F-35 Testing Well Ahead Of Schedule For 2011

Flight tests of the tri-service F-35 Joint Strike Fighter are running well ahead of the plan for 2011, with 181 flights completed as of March 25 against a plan of 133. In addition, the productivity of each flight test is increasing, with an average of 7.7 unique test points achieved per flight. The combination of additional test flights above plan and greater-than-expected productivity per flight has enabled the overall test program to complete 1,310 test points -- far above the number of 899 planned for this stage in the testing cycle. All three variants of the F-35 are being tested, with the average aircraft performing six flights per month.
The test program might have been dealt a serious setback on March 9 when a conventional takeoff variant was forced to make an emergency landing due to a dual generator failure. Generators provide the electricity that starts the fighter's engine and powers flight controls. However, the cause of the failure was quickly traced to faulty maintenance procedures which have now been corrected, and the test fleet has returned to service. These kinds of anomalies are commonplace in tests of new aircraft.
Lockheed Martin officials are confident they can resolve problems identified in testing with several parts of the short-takeoff/vertical-landing (STOVL) version of the F-35 being developed for the Marine Corps. Among the fixes required are a strengthening of the doors above the mid-fuselage lift-fan, reinforcement of a bulkhead, and resolution of excessive heat deposition at one point near the engine exhaust. Defense secretary Robert Gates recently put the Marine variant on a two-year probationary period to make the necessary fixes, while stating the Air Force and Navy variants were progressing well.
The conventional-takeoff Air Force version will be the most heavily produced F-35, comprising over 70 percent of the domestic production run and almost all of the export sales. The Air Force plans to buy 1,763 conventional-takeoff F-35s, while the Navy and Marine Corps collectively will buy 680 of their two variants.

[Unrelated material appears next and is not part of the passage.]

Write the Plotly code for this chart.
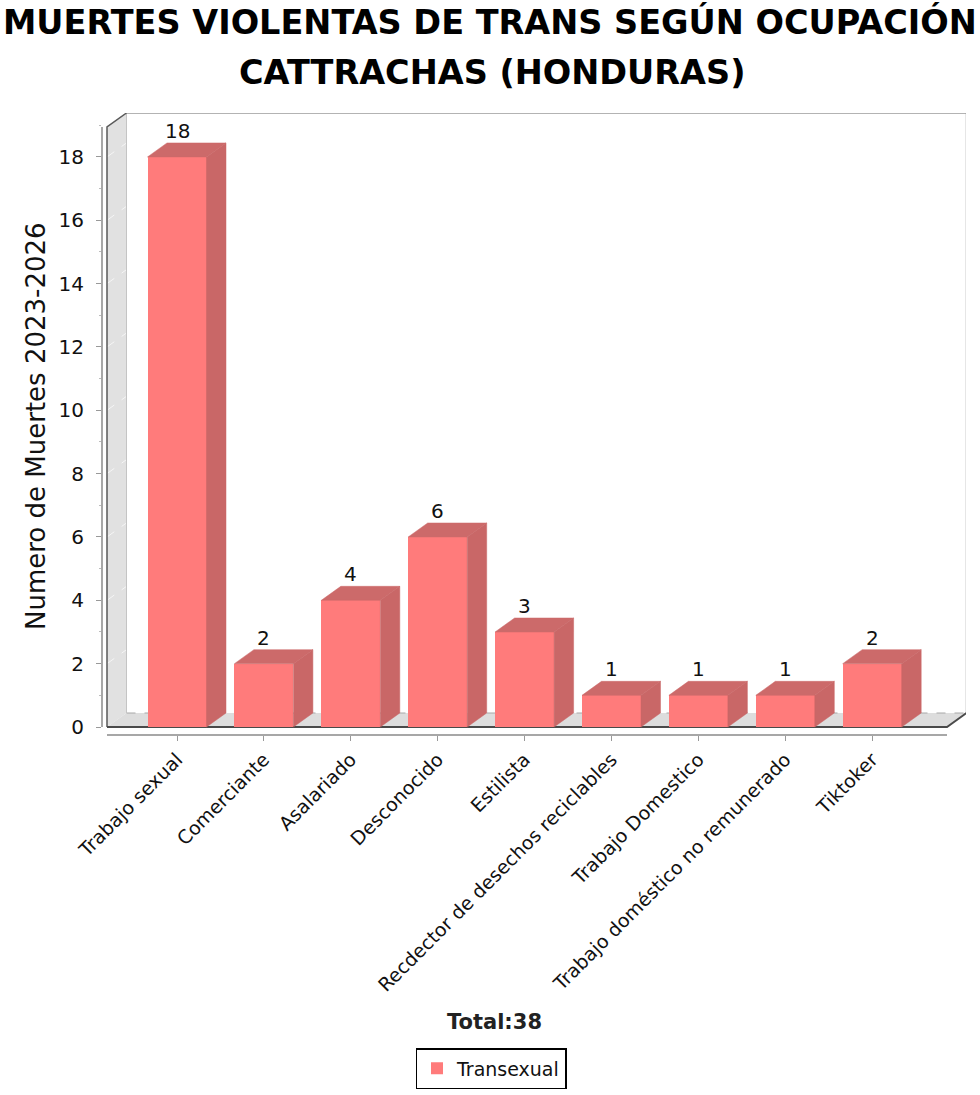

Overseas allies are expected to buy thousands of the planes over the next three decades as they replace aging Cold War fighters and seek a low-cost solution to their requirement for a versatile and survivable tactical aircraft.
Loren B. Thompson, Ph.D.
The tide has turned (I really should have known considering the response to a flight that returned to base successfully under back up power) and the F-35 is zipping through its flight test program.  With this new found momentum, expect attacks on the JSF program to intensify.  Remember, for some of the critics this is a do or die proposition.